Unlike Septimus, Clarissa is not suicidal, and she experiences a range of emotions. Yet she feels a kindship with Septimus--"She felt somehow very like him"--and she feels "glad that he had done it; thrown it away." Woolf tells us Septimus "made [Clarissa] feel the beauty; made her feel the fun" (186). She sees the beauty in the world evoked in that early thought about London and realizes the importance of claiming her place within it.

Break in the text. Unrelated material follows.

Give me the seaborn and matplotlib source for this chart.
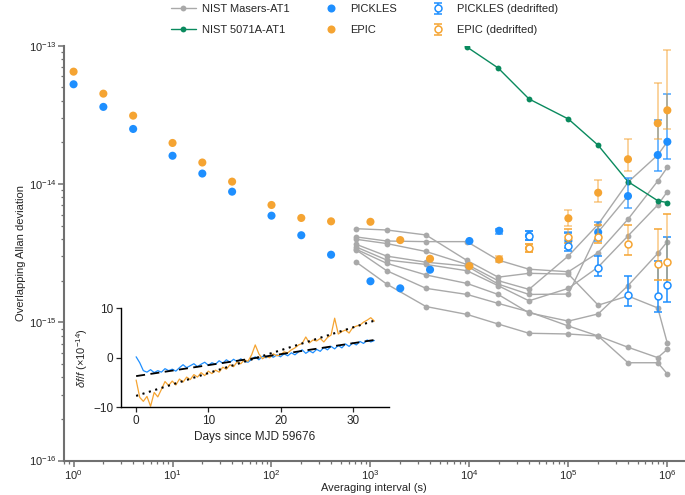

There's so much within Mrs. Dalloway I haven't touched on at all, particularly the love between Clarissa and Peter, and the love between Clarissa and her childhood friend Sally. It's another book that makes me eager to take a college English class again.**


*A needless aside, but reading this sentence immediately made me think of my time at Vanderbilt as an undergraduate. I'd be walking through the quad on my way to class; it would be spring, the sky a perfect cloudless blue. I'd feel my backpack on my back. I'd see people walking by, and I'd think "they know I belong here." And though I couldn't write it nearly so well, that moment could be perfectly evoked by my version of that final part of Woolf's sentence--"was what she loved; life; [Nashville]; this moment in [April]."

**This didn't fit naturally above, but Mrs. Dalloway is now part of a series of novels I've read recently that take place in or around the 1920s: Their Eyes Were Watching God, Nick, and The Great Gatsby (which I just finished teaching). It's not surprising that Nick, the only modern book of the four, takes an absurdly grim picture of WW1--and life in general. Smith thinks people struggling thrash on the floor and make bold pronouncements. Though none of the books are uplifting novels, the three written during the time period have a more nuanced view of human nature, recognizing the ways in which happiness and sadness, hope and despair, coexist--or ebb and flow--against a society that suggests we behave "normally."